### What to work on
In this exercise, return the whole listing exactly, excluding any images.

::::::::

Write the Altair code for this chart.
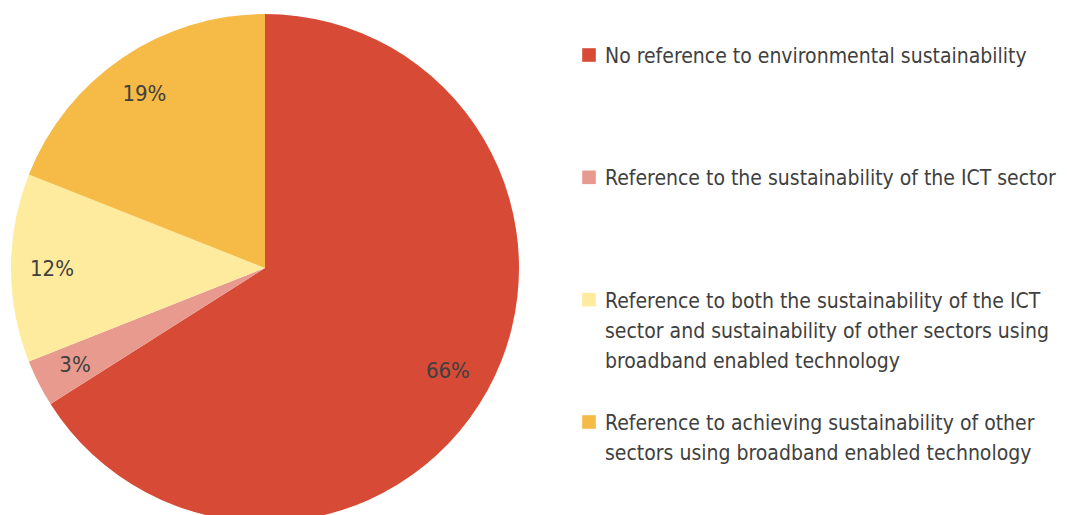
import altair as alt
import pandas as pd

categories = [
    "No reference to environmental sustainability",
    "Reference to the sustainability of the ICT sector",
    "Reference to both the sustainability of the ICT sector and sustainability of other sectors using broadband enabled technology",
    "Reference to achieving sustainability of other sectors using broadband enabled technology",
]
legend_text = [
    "No reference to environmental sustainability",
    "Reference to the sustainability of the ICT sector",
    "Reference to both the sustainability of the ICT\nsector and sustainability of other sectors using\nbroadband enabled technology",
    "Reference to achieving sustainability of other\nsectors using broadband enabled technology",
]
values = [66, 3, 12, 19]
colors = ["#D64A36", "#E99A8F", "#FEEB9E", "#F6BB46"]

FONT = "DejaVu Sans Condensed, sans-serif"
TEXT_COLOR = "#404040"

df = pd.DataFrame({
    "category": categories,
    "value": values,
    "idx": list(range(len(values))),
    "label": [f"{v}%" for v in values],
    "legend": legend_text,
})

color = alt.Color("category:N", scale=alt.Scale(domain=categories, range=colors), legend=None)
theta = alt.Theta("value:Q", stack=True)
order = alt.Order("idx:Q")

pie = alt.Chart(df).mark_arc(radius=254, strokeWidth=0).encode(
    theta=theta, color=color, order=order,
    x=alt.value(257), y=alt.value(260),
)
labels = alt.Chart(df).mark_text(radius=211, font=FONT, fontSize=22, color=TEXT_COLOR).encode(
    theta=theta, order=order, text="label:N",
    x=alt.value(255), y=alt.value(261),
)

yscale = alt.Scale(domain=[0, 3], range=[47, 414])
squares = alt.Chart(df).mark_square(size=185, opacity=1, filled=True).encode(
    x=alt.value(581),
    y=alt.Y("idx:Q", scale=yscale, axis=None),
    color=color,
)
texts = alt.Chart(df).mark_text(
    align="left", baseline="alphabetic", dy=8, font=FONT, fontSize=21,
    lineBreak="\n", lineHeight=30, color=TEXT_COLOR,
).encode(
    x=alt.value(597),
    y=alt.Y("idx:Q", scale=yscale, axis=None),
    text="legend:N",
)

chart = alt.layer(pie, labels, squares, texts).properties(
    width=1051, height=507, padding=0,
    autosize=alt.AutoSizeParams(type="none"),
).configure_view(stroke=None)

chart.save("out.html", embed_options={"renderer": "svg", "actions": False})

::::::::

### Answer to the task
Write the Altair code for this chart.
import altair as alt
import pandas as pd

categories = [
    "No reference to environmental sustainability",
    "Reference to the sustainability of the ICT sector",
    "Reference to both the sustainability of the ICT sector and sustainability of other sectors using broadband enabled technology",
    "Reference to achieving sustainability of other sectors using broadband enabled technology",
]
legend_text = [
    "No reference to environmental sustainability",
    "Reference to the sustainability of the ICT sector",
    "Reference to both the sustainability of the ICT\nsector and sustainability of other sectors using\nbroadband enabled technology",
    "Reference to achieving sustainability of other\nsectors using broadband enabled technology",
]
values = [66, 3, 12, 19]
colors = ["#D64A36", "#E99A8F", "#FEEB9E", "#F6BB46"]

FONT = "DejaVu Sans Condensed, sans-serif"
TEXT_COLOR = "#404040"

df = pd.DataFrame({
    "category": categories,
    "value": values,
    "idx": list(range(len(values))),
    "label": [f"{v}%" for v in values],
    "legend": legend_text,
})

color = alt.Color("category:N", scale=alt.Scale(domain=categories, range=colors), legend=None)
theta = alt.Theta("value:Q", stack=True)
order = alt.Order("idx:Q")

pie = alt.Chart(df).mark_arc(radius=254, strokeWidth=0).encode(
    theta=theta, color=color, order=order,
    x=alt.value(257), y=alt.value(260),
)
labels = alt.Chart(df).mark_text(radius=211, font=FONT, fontSize=22, color=TEXT_COLOR).encode(
    theta=theta, order=order, text="label:N",
    x=alt.value(255), y=alt.value(261),
)

yscale = alt.Scale(domain=[0, 3], range=[47, 414])
squares = alt.Chart(df).mark_square(size=185, opacity=1, filled=True).encode(
    x=alt.value(581),
    y=alt.Y("idx:Q", scale=yscale, axis=None),
    color=color,
)
texts = alt.Chart(df).mark_text(
    align="left", baseline="alphabetic", dy=8, font=FONT, fontSize=21,
    lineBreak="\n", lineHeight=30, color=TEXT_COLOR,
).encode(
    x=alt.value(597),
    y=alt.Y("idx:Q", scale=yscale, axis=None),
    text="legend:N",
)

chart = alt.layer(pie, labels, squares, texts).properties(
    width=1051, height=507, padding=0,
    autosize=alt.AutoSizeParams(type="none"),
).configure_view(stroke=None)

chart.save("out.html", embed_options={"renderer": "svg", "actions": False})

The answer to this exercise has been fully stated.